Pure genius; I've worked up a sweat using standard rollers and without getting very deep into the muscle. This R8 does all the work for you....I can easily roll it across my quads and hamstrings with one hand. Brilliant concept: designed by Jeremy and Adriana Nelson in Boulder (friends of Austin and Renee), this device is possibly the single-best recovery aid I've ever used.

And then there are the boots....

Yes, I know: that's what certain industries call 'the money shot.' The bread and butter.

Many endurance athletes are familiar with these bad boys. Basically, it's a blood pressure cuff on steroids; there are sleeves that will fit your legs, hips, shoulders, whatever hurts. You hook up an air supply from a control unit about the size of a lunchbox, and the boots cycle through compression and release, compression and release.

 I cannot stress enough how incredibly effective these boots are. And relaxing, too: it is SO easy to fall asleep while getting squeezed by the leg sleeves. Then you'll wake up feeling like your body is on the way back. Recharge even has a version that circulates ice water through the boots along with the compression; we call that "the squeeze and freeze."

Renee, a professional marathoner, actually carried the boots while traveling and set up shop right in the middle of Newark Airport while waiting for a flight. Hey, we runners are used to getting funny looks shot our way...

The piece de resistance is at the back of the lounge. First, an infrared sauna that heats you from the inside out. More effective than a standard dry-heat sauna, the IR penetrates the muscle tissue more effectively with less dehydration.

Then, after a quick shower in the adjoining locker room, it's into the tubs (Renee is sitting on the red tubs in the shot below). Cold and hot contrast tubs, side by side. I have a serious love-hate relationship with these two; the cold, while 'only' 55 degrees or so, will elicit every four-letter word in my vocabulary upon entry. Five minutes later, the move into the hot side is blessed relief.

I'll typically repeat that cycle two or three times; after a half hour, my legs are tingling and alive. It's an addiction, I tell you: my drug of choice. And as you can see in the picture, the lounging area can be a social hotspot of sorts. A person in the boots or the tubs is a captive audience, and it's really nice to trade ideas and listen to the way other people train.
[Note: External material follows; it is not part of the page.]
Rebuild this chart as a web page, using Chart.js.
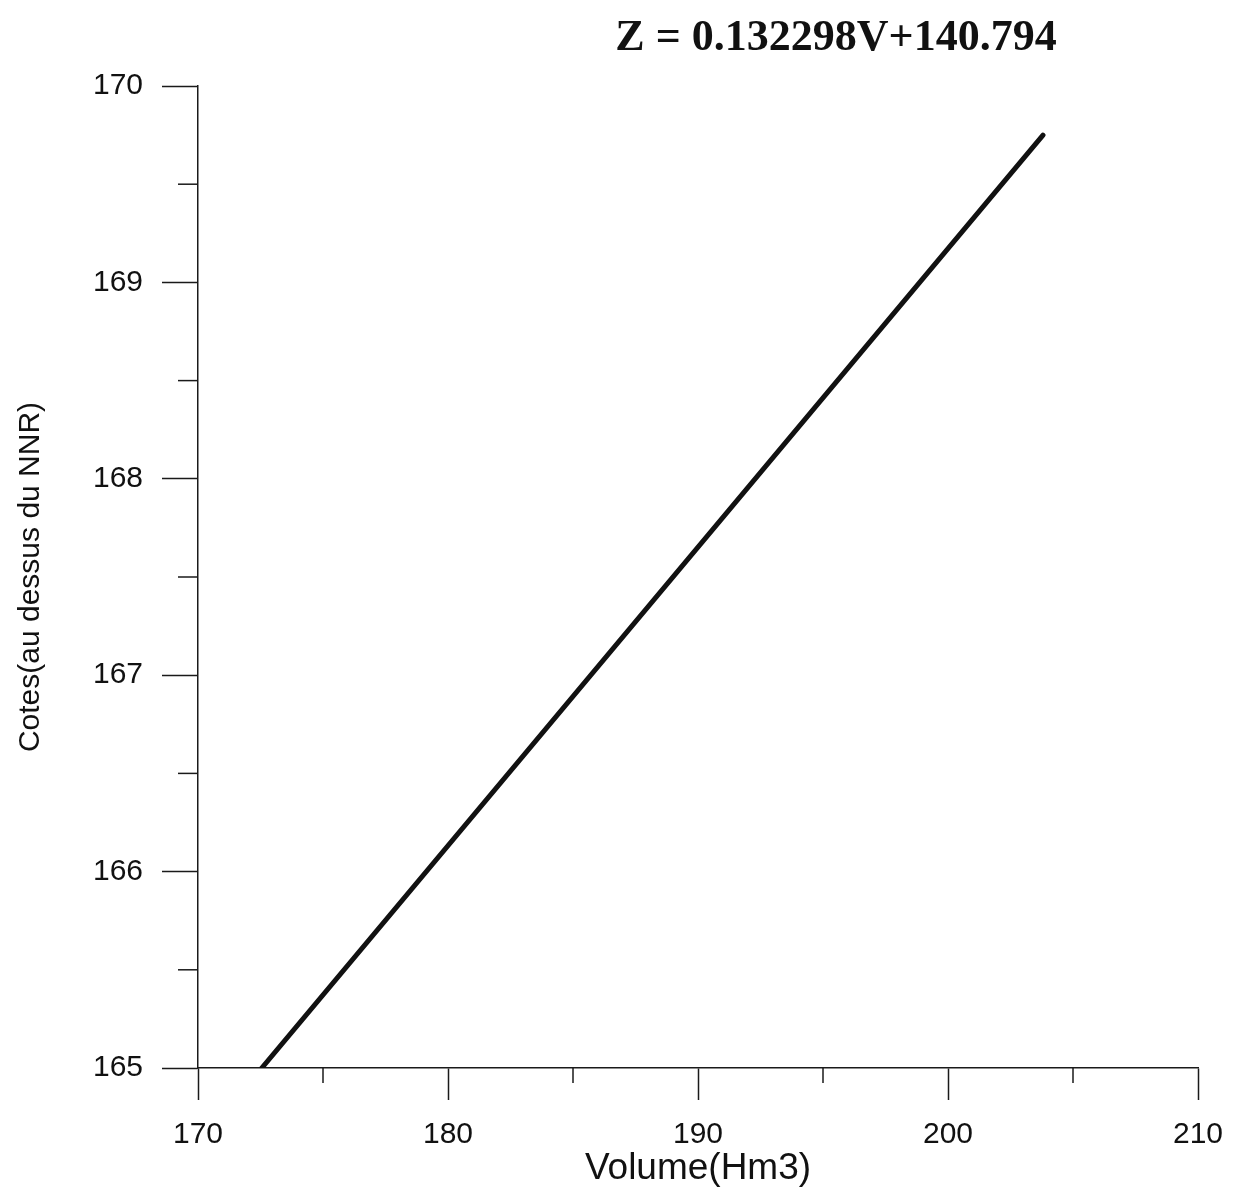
<!DOCTYPE html>
<html>
<head>
<meta charset="utf-8">
<script src="https://cdn.jsdelivr.net/npm/chart.js@4.4.0/dist/chart.umd.min.js"></script>
<style>
  html, body { margin: 0; padding: 0; background: #fff; }
</style>
</head>
<body>
<canvas id="myChart" width="1233" height="1191"></canvas>
<script>
// data
const volumes = [172.55, 203.8]
const cotes = [165, 169.75]
const xTicks = [170, 180, 190, 200, 210]
const yTicks = [165, 166, 167, 168, 169, 170]
const equation = 'Z = 0.132298V+140.794'
const xLabel = 'Volume(Hm3)'
const yLabel = 'Cotes(au dessus du NNR)'

const ink = '#1a1a1a'
const sans = "'Liberation Sans', Arial, sans-serif"

// minor ticks (half steps) + the equation on top
const extras = {
    id: 'extras',
    afterDraw(chart) {
        const c = chart.ctx
        const x = chart.scales.x
        const y = chart.scales.y
        c.save()
        c.strokeStyle = ink
        c.lineWidth = 1.5
        x.ticks.forEach(t => {
            if (xTicks.includes(t.value)) return
            const px = x.getPixelForValue(t.value)
            c.beginPath()
            c.moveTo(px, x.top)
            c.lineTo(px, x.top + 15)
            c.stroke()
        })
        y.ticks.forEach(t => {
            if (yTicks.includes(t.value)) return
            const py = y.getPixelForValue(t.value)
            c.beginPath()
            c.moveTo(y.right, py)
            c.lineTo(y.right - 20, py)
            c.stroke()
        })

        c.fillStyle = '#111'
        c.font = "bold 44px 'Liberation Serif', 'Times New Roman', serif"
        c.textAlign = 'center'
        c.textBaseline = 'alphabetic'
        c.fillText(equation, 836, 50)
        c.restore()
    }
}

const ctx = document.getElementById('myChart').getContext('2d')

let myChart = new Chart(ctx, {
    type: 'line',
    data: {
        datasets: [{
            data: volumes.map((v, i) => ({ x: v, y: cotes[i] })),
            borderColor: '#111',
            borderWidth: 5,
            borderCapStyle: 'round',
            pointRadius: 0,
            fill: false
        }]
    },
    options: {
        responsive: false,
        animation: false,
        layout: {
            padding: { top: 86, right: 35, left: 0, bottom: 0 }
        },
        plugins: {
            legend: { display: false },
            tooltip: { enabled: false },
            title: { display: false }
        },
        scales: {
            x: {
                type: 'linear',
                min: 170,
                max: 210,
                afterFit(scale) {
                    scale.height = 123
                    scale.paddingLeft = 0
                    scale.paddingRight = 0
                },
                border: { display: true, color: ink, width: 1.5 },
                grid: {
                    drawOnChartArea: false,
                    tickLength: 32,
                    tickWidth: 1.5,
                    tickColor: c => xTicks.includes(c.tick.value) ? ink : 'rgba(0,0,0,0)'
                },
                ticks: {
                    stepSize: 5,
                    autoSkip: false,
                    maxRotation: 0,
                    padding: 17,
                    color: '#111',
                    font: { family: sans, size: 30 },
                    callback: v => xTicks.includes(v) ? v : ''
                },
                title: {
                    display: true,
                    text: xLabel,
                    color: '#111',
                    font: { family: sans, size: 37 },
                    padding: { top: 0, bottom: 0 }
                }
            },
            y: {
                type: 'linear',
                min: 165,
                max: 170,
                afterFit(scale) {
                    scale.width = 198
                    scale.paddingTop = 0
                    scale.paddingBottom = 0
                },
                border: { display: true, color: ink, width: 1.5 },
                grid: {
                    drawOnChartArea: false,
                    tickLength: 36,
                    tickWidth: 1.5,
                    tickColor: c => yTicks.includes(c.tick.value) ? ink : 'rgba(0,0,0,0)'
                },
                ticks: {
                    stepSize: 0.5,
                    autoSkip: false,
                    padding: 19,
                    color: '#111',
                    font: { family: sans, size: 30 },
                    callback: v => yTicks.includes(v) ? v : ''
                },
                title: {
                    display: true,
                    text: yLabel,
                    color: '#111',
                    font: { family: sans, size: 30 },
                    padding: { top: 13, bottom: 0 }
                }
            }
        }
    },
    plugins: [extras]
})
</script>
</body>
</html>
I would be remiss without mentioning the other huge benefit of Recharge, and that is the amazing hands-on repair courtesy of Austin Baillie. A former collegiate runner at UC Boulder (no further cred needed), he is a certified massage therapist who counts something like 25 Olympians as his current or past clients, including two-time Gold Medalist Mo Farah.

Austin is a master of leverage and technique: with my eyes closed, I'd swear he weighs 300 pounds and holds a grudge. He'll go to any level you want, and HE WILL FIX YOUR BODY. I went to him with a calf strain and a marathon in seven weeks; three days after he worked on me, I ran 18 miles with no discomfort at all. The man knows his stuff.

After having opened Recharge just last August, their business has been booming. They are in the process of remodeling a much larger space nearby that will include all of the above plus room for cardio, yoga, etc... And they have licensed their business plan to a new location near San Francisco: some cyclists who came into town for a race fell in love with the concept and begged the Baillies to share their brilliance with the world.

I've told friends in faraway places about Recharge, and they practically cry with jealousy at the genius of the concept.

Sometimes I feel like I'm missing out on life. Then I go to Recharge, and everything makes sense again.